Moisture condensation behind the glass panels on the outside of the building has caused new concerns about Buffalo's new federal courthouse project.

Construction experts working on the $137 million project plan to meet this afternoon to try to figure out what is causing the problem and how it can be fixed.

In recent weeks, drips of water have been visible on the glass panels that surround the 10-story building, marring the sleek look that designers envisioned for the building.

The wet look is not viewed as a positive development, court officials said Tuesday.

"We have an issue with the condensation that keeps forming, and we're trying to figure it out The water sometimes drips down behind the glass," Michael J. Roemer, district court clerk, said in an interview.

"There is definitely an issue with condensation that can be seen on the inside of some of the glass panels, and we're trying to figure out what is causing it and what needs to be done."

It is not yet known whether the recent howling winds and wet weather contributed to the problem.

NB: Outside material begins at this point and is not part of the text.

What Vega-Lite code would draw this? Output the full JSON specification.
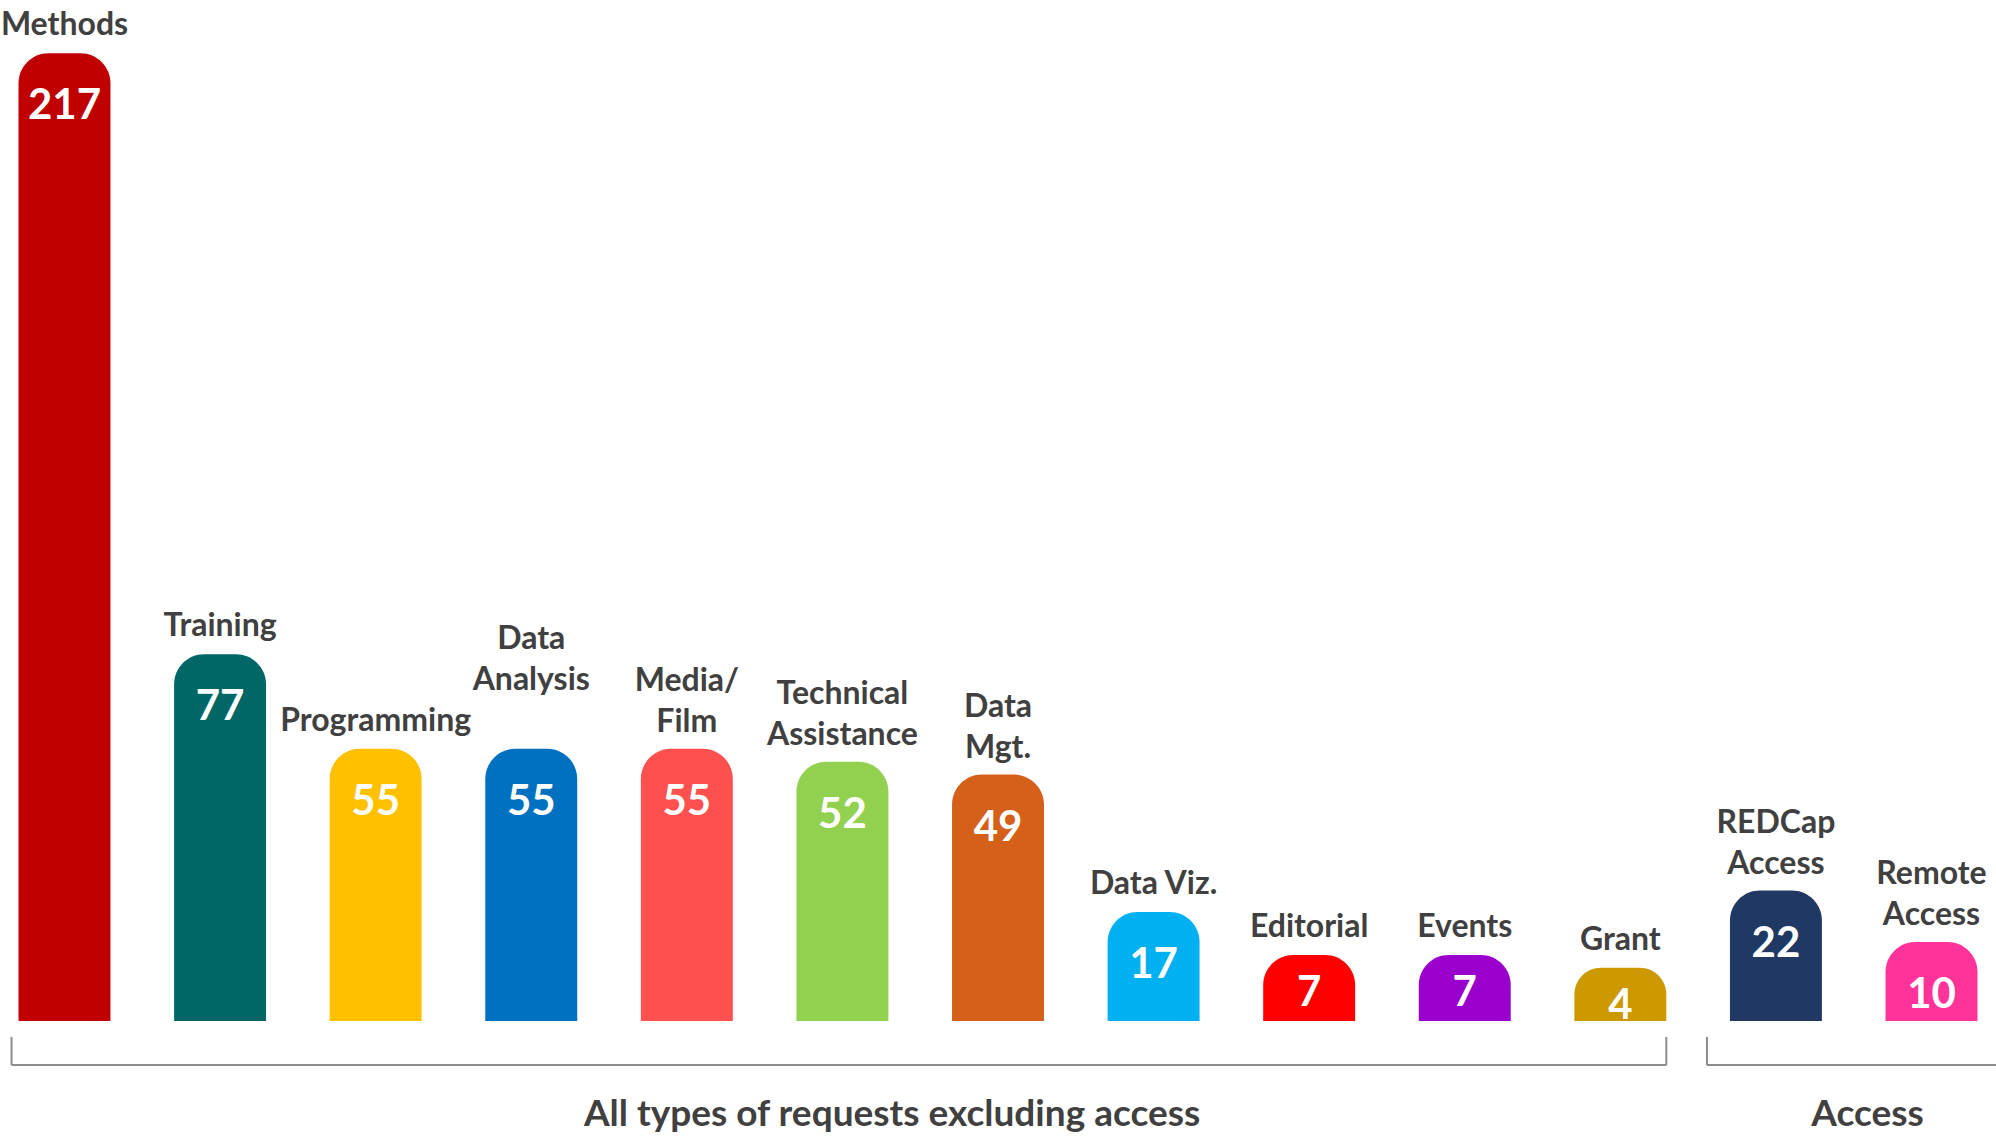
{
  "$schema": "https://vega.github.io/schema/vega-lite/v6.json",
  "width": 1996,
  "height": 1143,
  "autosize": {"type": "none"},
  "padding": 0,
  "background": "white",
  "config": {"view": {"stroke": null}, "font": "Lato"},
  "datasets": {
    "requests": [
      {"category": "Methods", "label": "Methods", "count": 217},
      {"category": "Training", "label": "Training", "count": 77},
      {"category": "Programming", "label": "Programming", "count": 55},
      {"category": "Data Analysis", "label": "Data\nAnalysis", "count": 55},
      {"category": "Media/Film", "label": "Media/\nFilm", "count": 55},
      {"category": "Technical Assistance", "label": "Technical\nAssistance", "count": 52},
      {"category": "Data Mgt.", "label": "Data\nMgt.", "count": 49},
      {"category": "Data Viz.", "label": "Data Viz.", "count": 17},
      {"category": "Editorial", "label": "Editorial", "count": 7},
      {"category": "Events", "label": "Events", "count": 7},
      {"category": "Grant", "label": "Grant", "count": 4},
      {"category": "REDCap Access", "label": "REDCap\nAccess", "count": 22},
      {"category": "Remote Access", "label": "Remote\nAccess", "count": 10}
    ],
    "brackets": [
      {"group": "All types of requests excluding access", "start": "Methods", "end": "Grant"},
      {"group": "Access", "start": "REDCap Access", "end": "Remote Access"}
    ]
  },
  "data": {"name": "requests"},
  "layer": [
    {
      "mark": {"type": "bar", "cornerRadiusTopLeft": 30, "cornerRadiusTopRight": 30},
      "encoding": {
        "x": {"field": "category", "type": "nominal", "axis": null, "sort": null,
          "scale": {"domain": ["Methods", "Training", "Programming", "Data Analysis", "Media/Film", "Technical Assistance", "Data Mgt.", "Data Viz.", "Editorial", "Events", "Grant", "REDCap Access", "Remote Access"], "paddingInner": 0.409, "paddingOuter": 0.119}},
        "y": {"field": "count", "type": "quantitative", "axis": null, "scale": {"domain": [-36.8, 229.4], "nice": false, "zero": false}},
        "y2": {"datum": -8.4},
        "color": {"field": "category", "type": "nominal", "legend": null,
          "scale": {"domain": ["Methods", "Training", "Programming", "Data Analysis", "Media/Film", "Technical Assistance", "Data Mgt.", "Data Viz.", "Editorial", "Events", "Grant", "REDCap Access", "Remote Access"],
            "range": ["#C00000", "#006666", "#FFC000", "#0070C0", "#FF5050", "#92D050", "#D5601A", "#00B0F0", "#FF0000", "#9900CC", "#CC9900", "#203864", "#FF3399"]}}
      }
    },
    {
      "transform": [{"filter": "datum.count >= 10"}],
      "mark": {"type": "text", "baseline": "middle", "align": "center", "dy": 53, "fontSize": 42, "fontWeight": "bold", "fill": "white"},
      "encoding": {
        "x": {"field": "category", "type": "nominal", "axis": null},
        "y": {"field": "count", "type": "quantitative", "axis": null},
        "text": {"field": "count"}
      }
    },
    {
      "transform": [{"filter": "datum.count < 10"}],
      "mark": {"type": "text", "baseline": "middle", "align": "center", "dy": 38, "fontSize": 42, "fontWeight": "bold", "fill": "white"},
      "encoding": {
        "x": {"field": "category", "type": "nominal", "axis": null},
        "y": {"field": "count", "type": "quantitative", "axis": null},
        "text": {"field": "count"}
      }
    },
    {
      "transform": [{"filter": {"field": "category", "oneOf": ["Methods", "Training", "Programming", "Data Viz.", "Editorial", "Events", "Grant"]}}],
      "mark": {"type": "text", "baseline": "bottom", "align": "center", "dy": -11, "fontSize": 32, "fontWeight": "bold", "fill": "#404040", "lineBreak": "\n", "lineHeight": 40},
      "encoding": {
        "x": {"field": "category", "type": "nominal", "axis": null},
        "y": {"field": "count", "type": "quantitative", "axis": null},
        "text": {"field": "label"}
      }
    },
    {
      "transform": [{"filter": {"field": "category", "oneOf": ["Media/Film", "Technical Assistance", "Data Mgt.", "REDCap Access", "Remote Access"]}}],
      "mark": {"type": "text", "baseline": "bottom", "align": "center", "dy": -51, "fontSize": 32, "fontWeight": "bold", "fill": "#404040", "lineBreak": "\n", "lineHeight": 41},
      "encoding": {
        "x": {"field": "category", "type": "nominal", "axis": null},
        "y": {"field": "count", "type": "quantitative", "axis": null},
        "text": {"field": "label"}
      }
    },
    {
      "transform": [{"filter": "datum.category === 'Data Analysis'"}],
      "mark": {"type": "text", "baseline": "bottom", "align": "center", "dy": -93, "fontSize": 32, "fontWeight": "bold", "fill": "#404040", "lineBreak": "\n", "lineHeight": 41},
      "encoding": {
        "x": {"field": "category", "type": "nominal", "axis": null},
        "y": {"field": "count", "type": "quantitative", "axis": null},
        "text": {"field": "label"}
      }
    },
    {
      "data": {"name": "brackets"},
      "transform": [{"filter": "datum.start === 'Methods'"}],
      "layer": [
        {
          "mark": {"type": "rule", "color": "#8C8C8C", "strokeWidth": 2, "xOffset": -7},
          "encoding": {
            "x": {"field": "start", "type": "nominal", "bandPosition": 0, "axis": null},
            "x2": {"field": "end", "bandPosition": 1},
            "y": {"datum": -18.63, "type": "quantitative"}
          }
        },
        {
          "mark": {"type": "rule", "color": "#8C8C8C", "strokeWidth": 2, "xOffset": -7},
          "encoding": {
            "x": {"field": "start", "type": "nominal", "bandPosition": 0, "axis": null},
            "y": {"datum": -12.1, "type": "quantitative"},
            "y2": {"datum": -18.63}
          }
        },
        {
          "mark": {"type": "rule", "color": "#8C8C8C", "strokeWidth": 2},
          "encoding": {
            "x": {"field": "end", "type": "nominal", "bandPosition": 1, "axis": null},
            "y": {"datum": -12.1, "type": "quantitative"},
            "y2": {"datum": -18.63}
          }
        },
        {
          "mark": {"type": "text", "baseline": "middle", "align": "center", "fontSize": 37, "fontWeight": "bold", "fill": "#404040"},
          "encoding": {
            "x": {"datum": "Technical Assistance", "type": "nominal", "bandPosition": 1.04, "axis": null},
            "y": {"datum": -30.3, "type": "quantitative"},
            "text": {"field": "group"}
          }
        }
      ]
    },
    {
      "data": {"name": "brackets"},
      "transform": [{"filter": "datum.start === 'REDCap Access'"}],
      "layer": [
        {
          "mark": {"type": "rule", "color": "#8C8C8C", "strokeWidth": 2, "xOffset": -23, "x2Offset": 40},
          "encoding": {
            "x": {"field": "start", "type": "nominal", "bandPosition": 0, "axis": null},
            "x2": {"field": "end", "bandPosition": 1},
            "y": {"datum": -18.63, "type": "quantitative"}
          }
        },
        {
          "mark": {"type": "rule", "color": "#8C8C8C", "strokeWidth": 2, "xOffset": -23},
          "encoding": {
            "x": {"field": "start", "type": "nominal", "bandPosition": 0, "axis": null},
            "y": {"datum": -12.1, "type": "quantitative"},
            "y2": {"datum": -18.63}
          }
        },
        {
          "mark": {"type": "text", "baseline": "middle", "align": "center", "fontSize": 37, "fontWeight": "bold", "fill": "#404040"},
          "encoding": {
            "x": {"datum": "REDCap Access", "type": "nominal", "bandPosition": 1.497, "axis": null},
            "y": {"datum": -30.3, "type": "quantitative"},
            "text": {"field": "group"}
          }
        }
      ]
    }
  ]
}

Roemer, who meets frequently with construction supervisors on the project, said he has not yet heard of any mold or mildew being caused by the condensation.

"But there is the potential for mold and mildew, and we are concerned about that," he said.

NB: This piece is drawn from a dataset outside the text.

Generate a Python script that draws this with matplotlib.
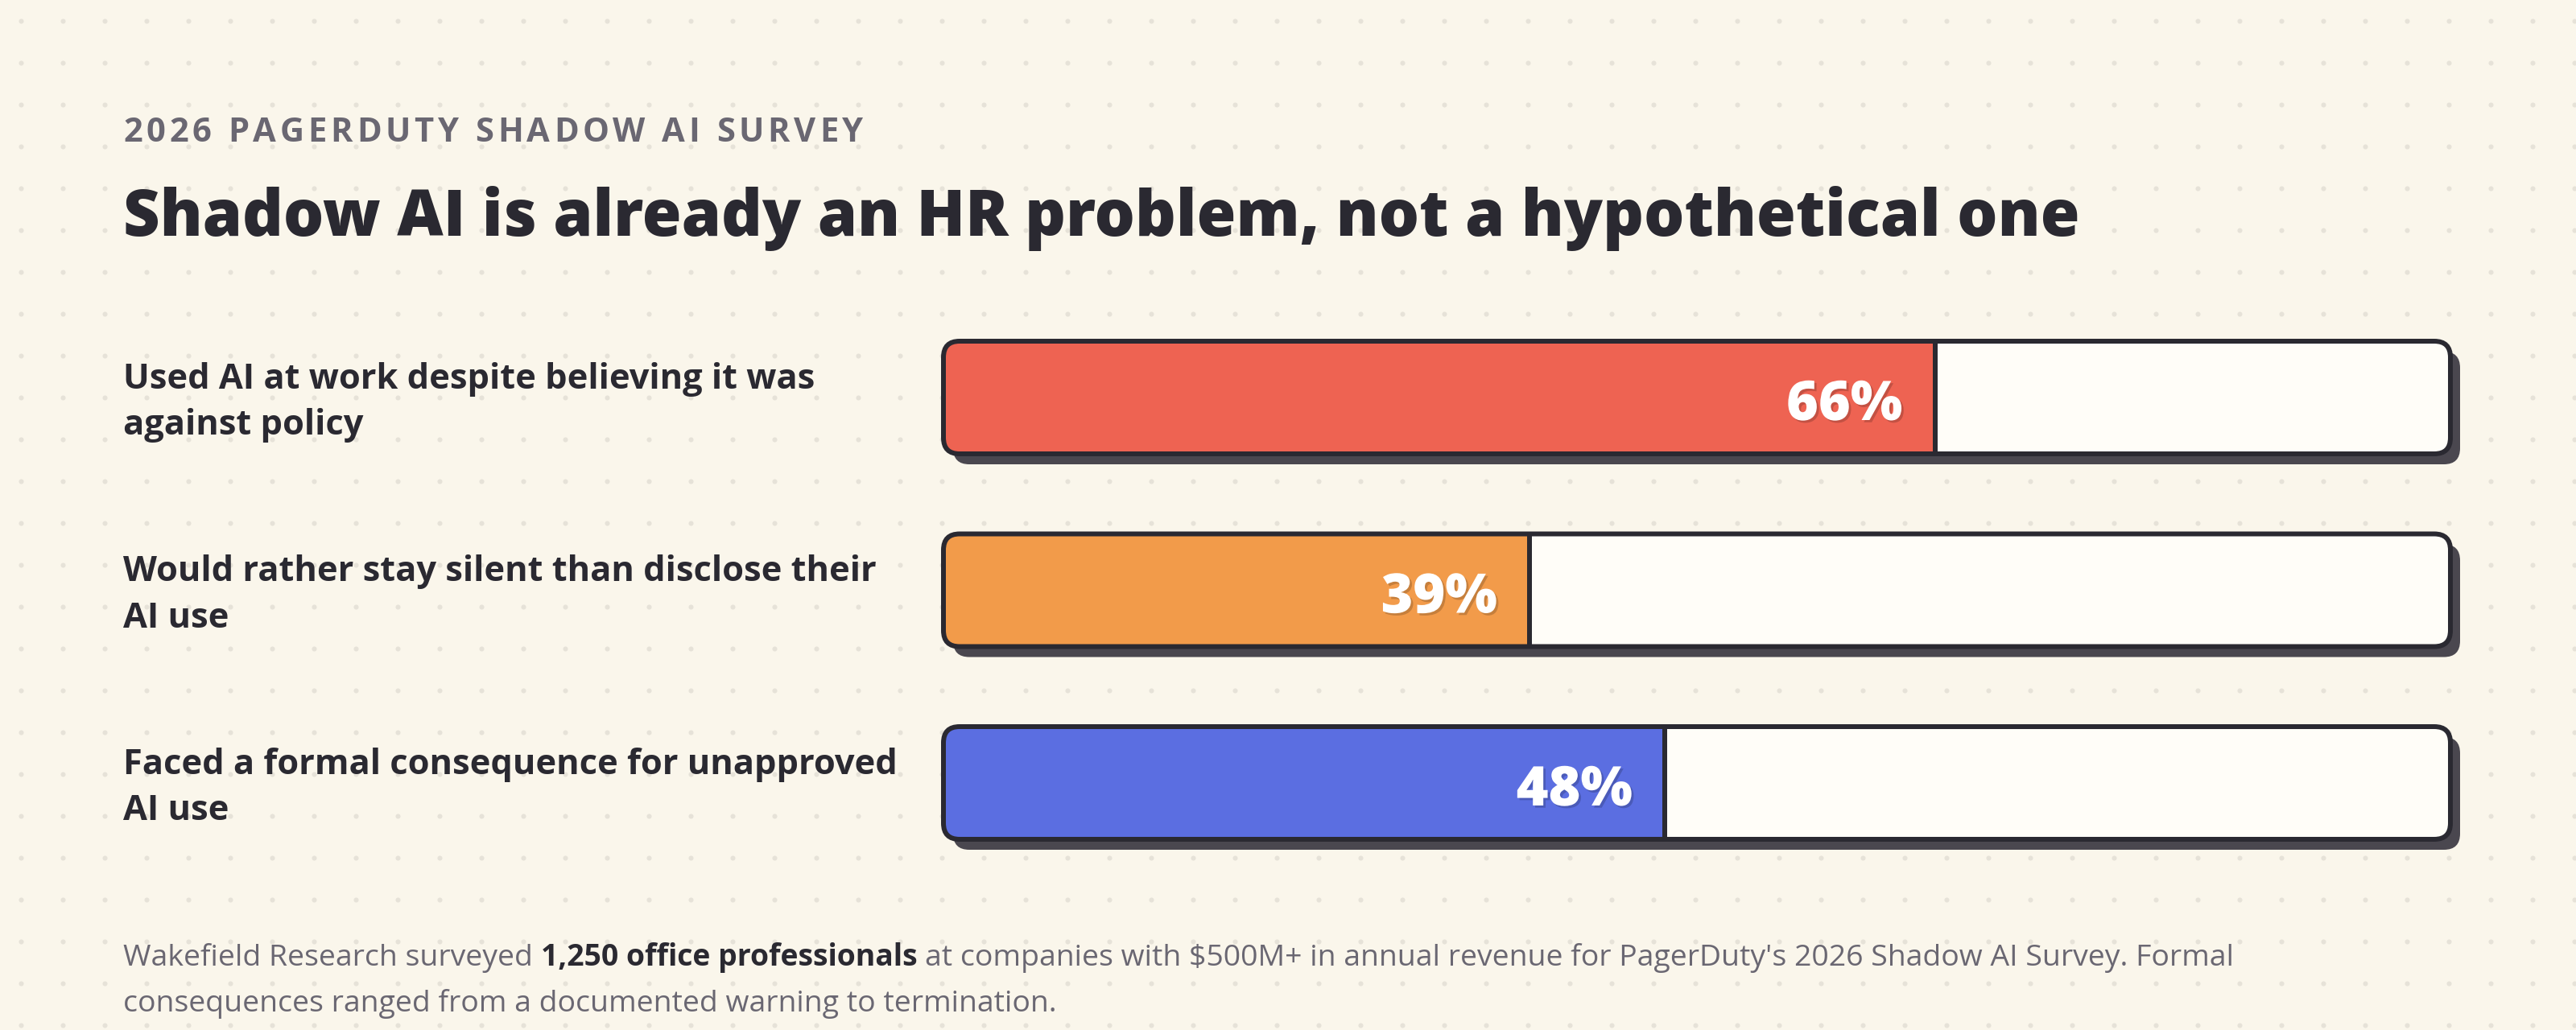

Roemer said it is too soon to determine whether the problem will delay the anticipated August opening of the court building.

When construction began in October 2007, federal officials hoped to open the courthouse in July 2010. Since then, the planned opening date has been pushed back three times, usually because of concerns about the glass panels that will encase the egg-shaped building.

The construction team that is working on the building will meet today to discuss the problem, and experts who have worked on similar projects are being consulted, Roemer said.

He said there is no reason for distress over the problem at this point.

"This is a major construction project. We've seen other problems crop up, and we've been able to address them," he said.

The project on Niagara Square near Buffalo's City Hall will be the most expensive government building in the history of Western New York. The current Michael J. Dillon Courthouse at Niagara and Franklin streets will be vacated and then filled with other government offices, including U.S. Bankruptcy Court.

Roemer hopes that federal court judges and other staff members will begin the move to the new courthouse in late June or early July, with the building opening for business in August.